Task to carry out: Check every line of the entries that follow, and copy the ones containing "this".

(Data listing)
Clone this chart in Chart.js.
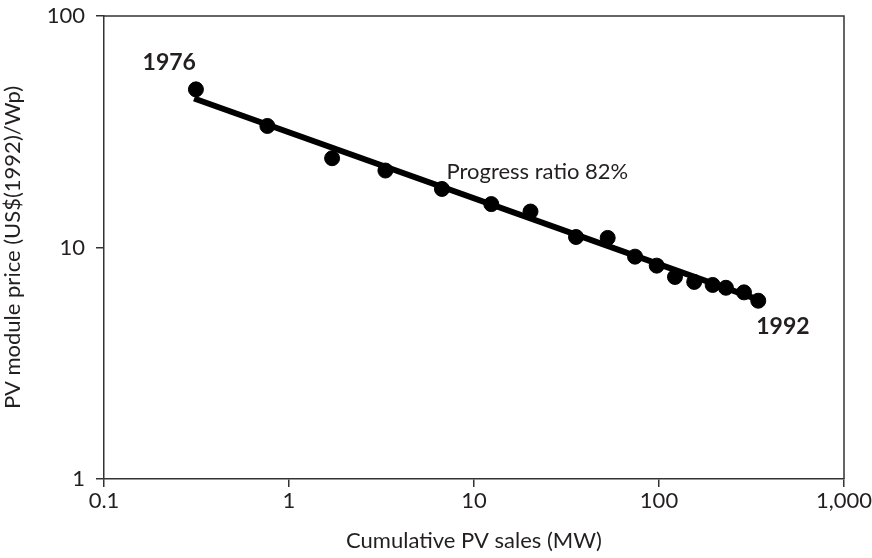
<!DOCTYPE html>
<html>
<head>
<meta charset="utf-8">
<script src="https://cdn.jsdelivr.net/npm/chart.js@4"></script>
<style>
html,body{margin:0;padding:0;background:#fff;}
#wrap{width:872px;height:558px;}
</style>
</head>
<body>
<div id="wrap"><canvas id="c" width="872" height="558"></canvas></div>
<script>
// Cumulative PV sales (MW) and module price (US$(1992)/Wp), 1976..1992
const salesMW = [0.314, 0.764, 1.71, 3.32, 6.71, 12.4, 20.2, 35.6, 52.8, 74.2, 97.2, 122, 155, 195, 230, 288, 344];
const priceUSD = [48.2, 33.5, 24.3, 21.5, 17.9, 15.4, 14.3, 11.1, 11.0, 9.13, 8.35, 7.46, 7.10, 6.89, 6.70, 6.40, 5.89];
// Experience curve (progress ratio 82%) endpoints
const fitX = [0.307, 335];
const fitY = [44.0, 6.0];
const xTicks = [0.1, 1, 10, 100, 1000];
const xTickLabels = ['0.1', '1', '10', '100', '1,000'];
const yTicks = [1, 10, 100];
const yTickLabels = ['1', '10', '100'];
const firstYear = '1976', lastYear = '1992';
const fitLabel = 'Progress ratio 82%';
const fitLabelAt = {x: 7.1, y: 21.2};

const FONT = 'Lato, "Open Sans", sans-serif';
const TXT = '#231f20';

const framePlugin = {
  id: 'frame',
  afterDraw(chart) {
    const {ctx, chartArea: a, scales} = chart;
    ctx.save();
    ctx.strokeStyle = '#333';
    ctx.lineWidth = 1.5;
    ctx.beginPath();
    ctx.moveTo(a.left, a.top); ctx.lineTo(a.right, a.top); ctx.lineTo(a.right, a.bottom);
    ctx.stroke();
    ctx.fillStyle = TXT;
    ctx.textBaseline = 'middle';
    ctx.font = 'bold 23px ' + FONT;
    const x0 = scales.x.getPixelForValue(salesMW[0]);
    const y0 = scales.y.getPixelForValue(priceUSD[0]);
    ctx.textAlign = 'right';
    ctx.fillText(firstYear, x0, y0 - 27);
    const n = salesMW.length - 1;
    const x1 = scales.x.getPixelForValue(salesMW[n]);
    const y1 = scales.y.getPixelForValue(priceUSD[n]);
    ctx.textAlign = 'left';
    ctx.fillText(lastYear, x1 - 2, y1 + 26);
    ctx.font = '22px ' + FONT;
    ctx.fillText(fitLabel, scales.x.getPixelForValue(fitLabelAt.x), scales.y.getPixelForValue(fitLabelAt.y));
    ctx.restore();
  }
};

new Chart(document.getElementById('c'), {
  type: 'scatter',
  data: {
    datasets: [
      {
        label: 'fit',
        type: 'line',
        data: fitX.map((x, i) => ({x, y: fitY[i]})),
        borderColor: '#000',
        borderWidth: 6,
        pointRadius: 0,
        order: 2
      },
      {
        label: 'data',
        data: salesMW.map((x, i) => ({x, y: priceUSD[i]})),
        backgroundColor: '#000',
        borderColor: '#000',
        pointRadius: 7.5,
        pointHoverRadius: 7.5,
        order: 1
      }
    ]
  },
  options: {
    responsive: false,
    animation: false,
    devicePixelRatio: 1,
    layout: {padding: {top: 16, right: 28, left: 0, bottom: 0}},
    plugins: {legend: {display: false}, tooltip: {enabled: false}},
    scales: {
      x: {
        type: 'logarithmic',
        min: 0.1, max: 1000,
        afterBuildTicks: s => { s.ticks = xTicks.map(v => ({value: v})); },
        afterFit: s => { s.height = 79; s.paddingLeft = 0; s.paddingRight = 0; },
        grid: {display: true, drawOnChartArea: false, drawTicks: true, tickLength: 8, color: '#333', lineWidth: 1.5},
        border: {display: true, color: '#333', width: 1.5},
        ticks: {
          color: TXT, font: {family: FONT, size: 22}, padding: 1, maxRotation: 0,
          callback: (v) => { const i = xTicks.indexOf(v); return i >= 0 ? xTickLabels[i] : ''; }
        },
        title: {display: true, text: 'Cumulative PV sales (MW)', color: TXT, font: {family: FONT, size: 22}, padding: {top: 18}}
      },
      y: {
        type: 'logarithmic',
        min: 1, max: 100,
        afterBuildTicks: s => { s.ticks = yTicks.map(v => ({value: v})); },
        afterFit: s => { s.width = 104; s.paddingTop = 0; s.paddingBottom = 0; },
        grid: {display: true, drawOnChartArea: false, drawTicks: true, tickLength: 8, color: '#333', lineWidth: 1.5},
        border: {display: true, color: '#333', width: 1.5},
        ticks: {
          color: TXT, font: {family: FONT, size: 22}, padding: 11,
          callback: (v) => { const i = yTicks.indexOf(v); return i >= 0 ? yTickLabels[i] : ''; }
        },
        title: {display: true, text: 'PV module price (US$(1992)/Wp)', color: TXT, font: {family: FONT, size: 22}, padding: {top: 0, bottom: 0}}
      }
    }
  },
  plugins: [framePlugin]
});
</script>
</body>
</html>
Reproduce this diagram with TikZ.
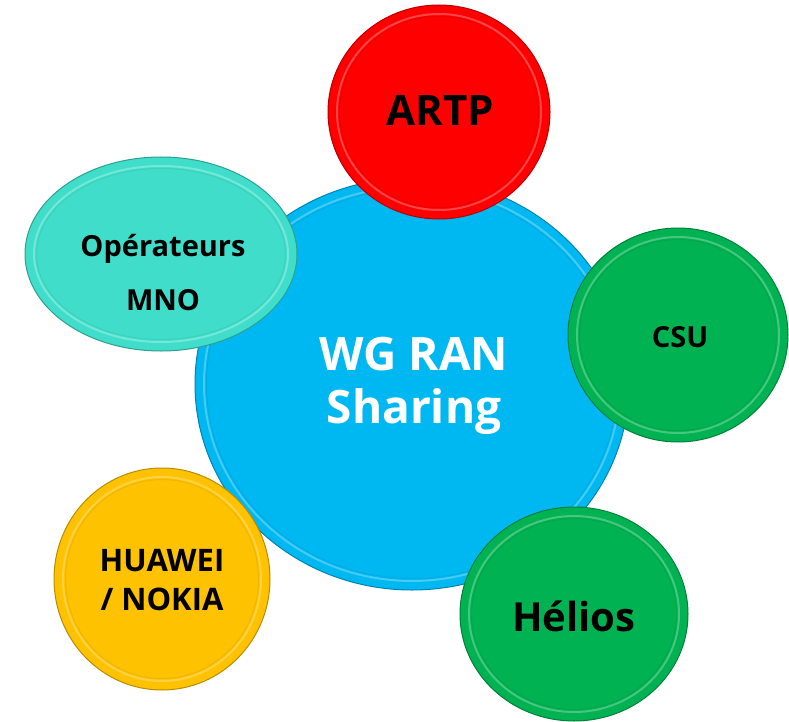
\documentclass[tikz,border=0pt]{standalone}
\usepackage{fontspec}
\setmainfont{Open Sans}
\usetikzlibrary{shapes.geometric}
\definecolor{cblue}{RGB}{0,184,241}
\definecolor{cred}{RGB}{255,0,0}
\definecolor{cteal}{RGB}{64,222,202}
\definecolor{cgreen}{RGB}{0,178,82}
\definecolor{cyellow}{RGB}{255,194,0}
\newcommand\bubble[6]{%
  \node[bub=#6, minimum width={2*#4pt}, minimum height={2*#5pt}] (#1) at (#2,#3) {};
  \draw[#6!55!white, line width=2pt, opacity=.6] (#1.center) ellipse [x radius={#4-9}, y radius={#5-9}];
  \draw[#6!80!black, line width=1pt, opacity=.3] (#1.center) ellipse [x radius={#4-11.5}, y radius={#5-11.5}];
}
\tikzset{
  bub/.style={ellipse, draw=#1!72!black, line width=1pt, fill=#1, inner sep=0pt},
  lbl/.style 2 args={align=center, inner sep=0pt, font={\bfseries\fontsize{#1}{#2}\selectfont}}
}
\begin{document}
\begin{tikzpicture}[x=1pt,y=-1pt]
\useasboundingbox (0,0) rectangle (789,722);
\bubble{wg}{412}{384}{217}{206}{cblue}
\bubble{artp}{439}{112}{111}{107}{cred}
\bubble{mno}{161}{254}{136}{97}{cteal}
\bubble{csu}{678}{335}{110}{107}{cgreen}
\bubble{hn}{162}{579}{108}{111}{cyellow}
\bubble{hel}{574}{614}{114}{107}{cgreen}
\node[lbl={46}{53}, text=white] (twg) at (414,386) {WG RAN\\Sharing};
\node[lbl={42}{50}] (tartp) at (440,110) {ARTP};
\node[lbl={29}{54}] (tmno) at (163,273) {Opérateurs\\MNO};
\node[lbl={29}{35}] (tcsu) at (680,337) {CSU};
\node[lbl={31}{39}] (thn) at (162,580) {HUAWEI\\/ NOKIA};
\node[lbl={40}{48}] (thel) at (574,616) {Hélios};
\end{tikzpicture}
\end{document}
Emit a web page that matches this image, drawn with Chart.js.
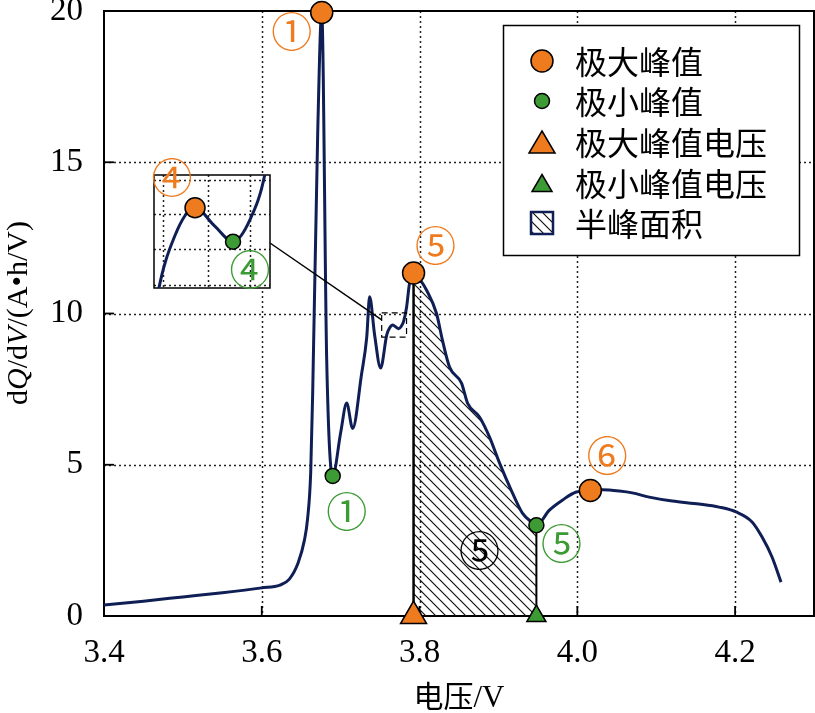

Task output:
Clone this chart in Chart.js.
Reproduce this diagram with TikZ.
Emit a web page that matches this image, drawn with Chart.js.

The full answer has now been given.